REQUIRED WORK: Copy the lines holding the word "this", all of them.

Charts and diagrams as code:
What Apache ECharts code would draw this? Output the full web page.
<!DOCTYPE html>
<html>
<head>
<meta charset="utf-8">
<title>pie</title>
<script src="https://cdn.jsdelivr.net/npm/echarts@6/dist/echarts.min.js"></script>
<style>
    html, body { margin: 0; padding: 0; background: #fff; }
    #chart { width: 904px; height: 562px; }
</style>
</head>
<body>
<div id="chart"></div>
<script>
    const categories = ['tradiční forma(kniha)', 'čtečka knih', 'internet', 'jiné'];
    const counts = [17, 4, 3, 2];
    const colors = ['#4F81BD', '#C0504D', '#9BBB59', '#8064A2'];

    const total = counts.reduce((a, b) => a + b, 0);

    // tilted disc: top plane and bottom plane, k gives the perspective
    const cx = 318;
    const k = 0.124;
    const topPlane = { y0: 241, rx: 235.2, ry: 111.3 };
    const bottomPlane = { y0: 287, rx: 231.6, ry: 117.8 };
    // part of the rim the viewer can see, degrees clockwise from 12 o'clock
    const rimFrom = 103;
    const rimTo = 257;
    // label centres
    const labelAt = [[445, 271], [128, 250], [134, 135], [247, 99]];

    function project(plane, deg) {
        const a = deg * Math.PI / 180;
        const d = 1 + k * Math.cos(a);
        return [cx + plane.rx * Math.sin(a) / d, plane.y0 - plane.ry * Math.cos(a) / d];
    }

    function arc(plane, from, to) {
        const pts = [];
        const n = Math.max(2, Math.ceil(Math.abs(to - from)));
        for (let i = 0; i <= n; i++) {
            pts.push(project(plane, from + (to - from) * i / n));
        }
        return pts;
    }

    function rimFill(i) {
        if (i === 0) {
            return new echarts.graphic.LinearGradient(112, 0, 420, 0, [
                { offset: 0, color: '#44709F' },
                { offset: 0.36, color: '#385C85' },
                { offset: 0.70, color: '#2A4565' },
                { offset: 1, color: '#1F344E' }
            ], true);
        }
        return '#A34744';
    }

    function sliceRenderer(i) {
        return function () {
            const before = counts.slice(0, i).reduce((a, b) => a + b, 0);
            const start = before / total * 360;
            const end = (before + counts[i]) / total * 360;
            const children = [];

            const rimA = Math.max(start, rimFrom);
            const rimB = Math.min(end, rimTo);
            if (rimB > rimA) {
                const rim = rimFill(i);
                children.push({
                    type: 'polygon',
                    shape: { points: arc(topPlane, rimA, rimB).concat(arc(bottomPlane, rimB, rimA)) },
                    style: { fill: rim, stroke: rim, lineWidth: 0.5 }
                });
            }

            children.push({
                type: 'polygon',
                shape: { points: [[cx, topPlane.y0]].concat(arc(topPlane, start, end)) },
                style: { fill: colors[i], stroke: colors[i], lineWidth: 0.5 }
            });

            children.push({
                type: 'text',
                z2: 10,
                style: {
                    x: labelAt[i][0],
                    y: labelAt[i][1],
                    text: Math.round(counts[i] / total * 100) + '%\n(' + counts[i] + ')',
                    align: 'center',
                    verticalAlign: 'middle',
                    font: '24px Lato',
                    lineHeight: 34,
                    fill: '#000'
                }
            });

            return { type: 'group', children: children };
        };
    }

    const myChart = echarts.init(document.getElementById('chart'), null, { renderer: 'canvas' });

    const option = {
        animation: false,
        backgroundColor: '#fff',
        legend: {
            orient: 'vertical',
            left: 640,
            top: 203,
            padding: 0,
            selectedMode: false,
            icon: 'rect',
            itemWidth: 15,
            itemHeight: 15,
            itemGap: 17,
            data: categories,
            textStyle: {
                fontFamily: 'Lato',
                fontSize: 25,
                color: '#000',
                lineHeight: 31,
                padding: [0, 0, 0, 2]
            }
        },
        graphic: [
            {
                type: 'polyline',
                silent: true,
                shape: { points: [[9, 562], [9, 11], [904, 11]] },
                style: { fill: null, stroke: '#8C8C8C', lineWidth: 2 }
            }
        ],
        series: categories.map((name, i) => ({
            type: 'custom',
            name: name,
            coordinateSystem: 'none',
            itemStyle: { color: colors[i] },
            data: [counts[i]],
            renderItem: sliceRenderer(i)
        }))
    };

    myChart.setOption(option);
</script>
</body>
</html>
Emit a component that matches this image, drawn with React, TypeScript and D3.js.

FULL SOLUTION:
What Apache ECharts code would draw this? Output the full web page.
Emit a component that matches this image, drawn with React, TypeScript and D3.js.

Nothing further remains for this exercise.